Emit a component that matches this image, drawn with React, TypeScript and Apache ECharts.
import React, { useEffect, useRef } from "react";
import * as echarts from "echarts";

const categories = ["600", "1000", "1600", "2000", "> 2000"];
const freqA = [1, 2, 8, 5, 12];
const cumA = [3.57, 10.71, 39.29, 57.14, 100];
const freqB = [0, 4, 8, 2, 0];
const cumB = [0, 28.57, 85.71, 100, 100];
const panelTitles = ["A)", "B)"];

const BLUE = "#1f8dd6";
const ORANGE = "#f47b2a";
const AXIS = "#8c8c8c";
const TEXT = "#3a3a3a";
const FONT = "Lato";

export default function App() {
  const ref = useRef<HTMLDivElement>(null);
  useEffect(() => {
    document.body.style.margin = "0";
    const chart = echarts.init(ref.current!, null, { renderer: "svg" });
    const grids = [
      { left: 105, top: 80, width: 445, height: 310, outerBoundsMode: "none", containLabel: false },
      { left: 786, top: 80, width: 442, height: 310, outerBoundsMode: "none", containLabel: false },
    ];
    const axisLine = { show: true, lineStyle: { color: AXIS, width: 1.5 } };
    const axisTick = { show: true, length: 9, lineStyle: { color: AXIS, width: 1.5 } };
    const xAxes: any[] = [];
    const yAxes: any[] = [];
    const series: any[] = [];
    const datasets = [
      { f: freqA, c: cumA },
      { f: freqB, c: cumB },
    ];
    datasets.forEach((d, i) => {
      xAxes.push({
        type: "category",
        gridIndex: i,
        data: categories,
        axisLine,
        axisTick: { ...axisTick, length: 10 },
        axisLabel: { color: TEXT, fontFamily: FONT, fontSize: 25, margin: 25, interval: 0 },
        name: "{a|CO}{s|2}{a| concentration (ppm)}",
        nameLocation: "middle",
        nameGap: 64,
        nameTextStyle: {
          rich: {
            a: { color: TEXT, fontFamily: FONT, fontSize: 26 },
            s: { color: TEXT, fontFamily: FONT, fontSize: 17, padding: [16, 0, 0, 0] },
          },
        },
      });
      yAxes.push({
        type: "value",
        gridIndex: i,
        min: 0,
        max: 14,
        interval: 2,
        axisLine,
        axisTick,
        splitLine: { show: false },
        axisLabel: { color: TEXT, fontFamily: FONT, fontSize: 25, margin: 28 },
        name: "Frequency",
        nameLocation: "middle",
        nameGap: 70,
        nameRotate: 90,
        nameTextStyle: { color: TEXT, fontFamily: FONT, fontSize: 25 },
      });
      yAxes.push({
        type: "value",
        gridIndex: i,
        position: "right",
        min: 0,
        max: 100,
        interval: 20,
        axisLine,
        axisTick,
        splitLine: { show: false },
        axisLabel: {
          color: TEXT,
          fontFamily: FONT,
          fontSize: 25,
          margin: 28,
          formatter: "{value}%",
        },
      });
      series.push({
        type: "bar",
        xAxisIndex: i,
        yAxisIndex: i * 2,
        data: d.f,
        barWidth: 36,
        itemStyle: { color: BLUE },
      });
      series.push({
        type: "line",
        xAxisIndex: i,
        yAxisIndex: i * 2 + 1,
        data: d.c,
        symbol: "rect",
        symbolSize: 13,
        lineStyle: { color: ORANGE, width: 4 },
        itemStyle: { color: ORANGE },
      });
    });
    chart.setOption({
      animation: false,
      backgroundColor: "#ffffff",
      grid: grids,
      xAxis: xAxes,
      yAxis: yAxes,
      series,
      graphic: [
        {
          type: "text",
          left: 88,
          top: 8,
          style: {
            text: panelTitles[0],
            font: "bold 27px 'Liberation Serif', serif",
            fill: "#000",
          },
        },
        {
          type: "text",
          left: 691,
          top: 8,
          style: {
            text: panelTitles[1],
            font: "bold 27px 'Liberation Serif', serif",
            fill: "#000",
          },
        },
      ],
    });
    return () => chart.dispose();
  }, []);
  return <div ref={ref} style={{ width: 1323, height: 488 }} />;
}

...

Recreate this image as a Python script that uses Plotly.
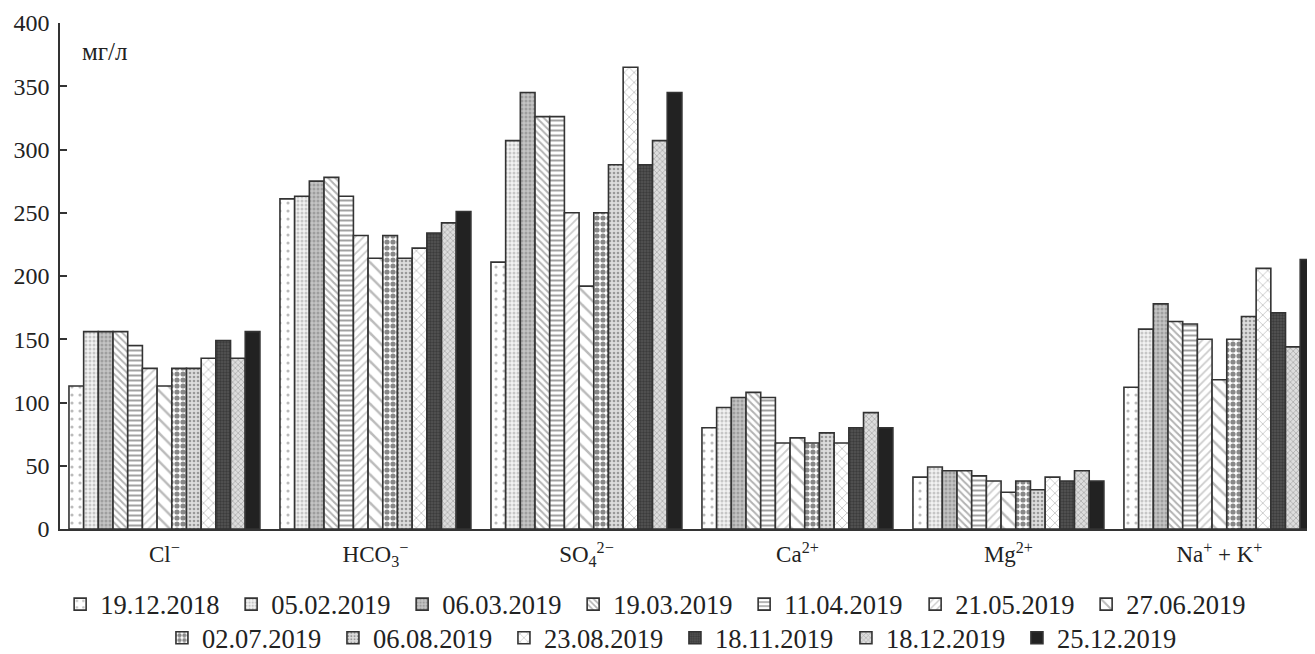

Short task:
Return each full line of the entries that contains the word "this".

Answer to the task:
Emit a component that matches this image, drawn with React, TypeScript and Apache ECharts.
Recreate this image as a Python script that uses Plotly.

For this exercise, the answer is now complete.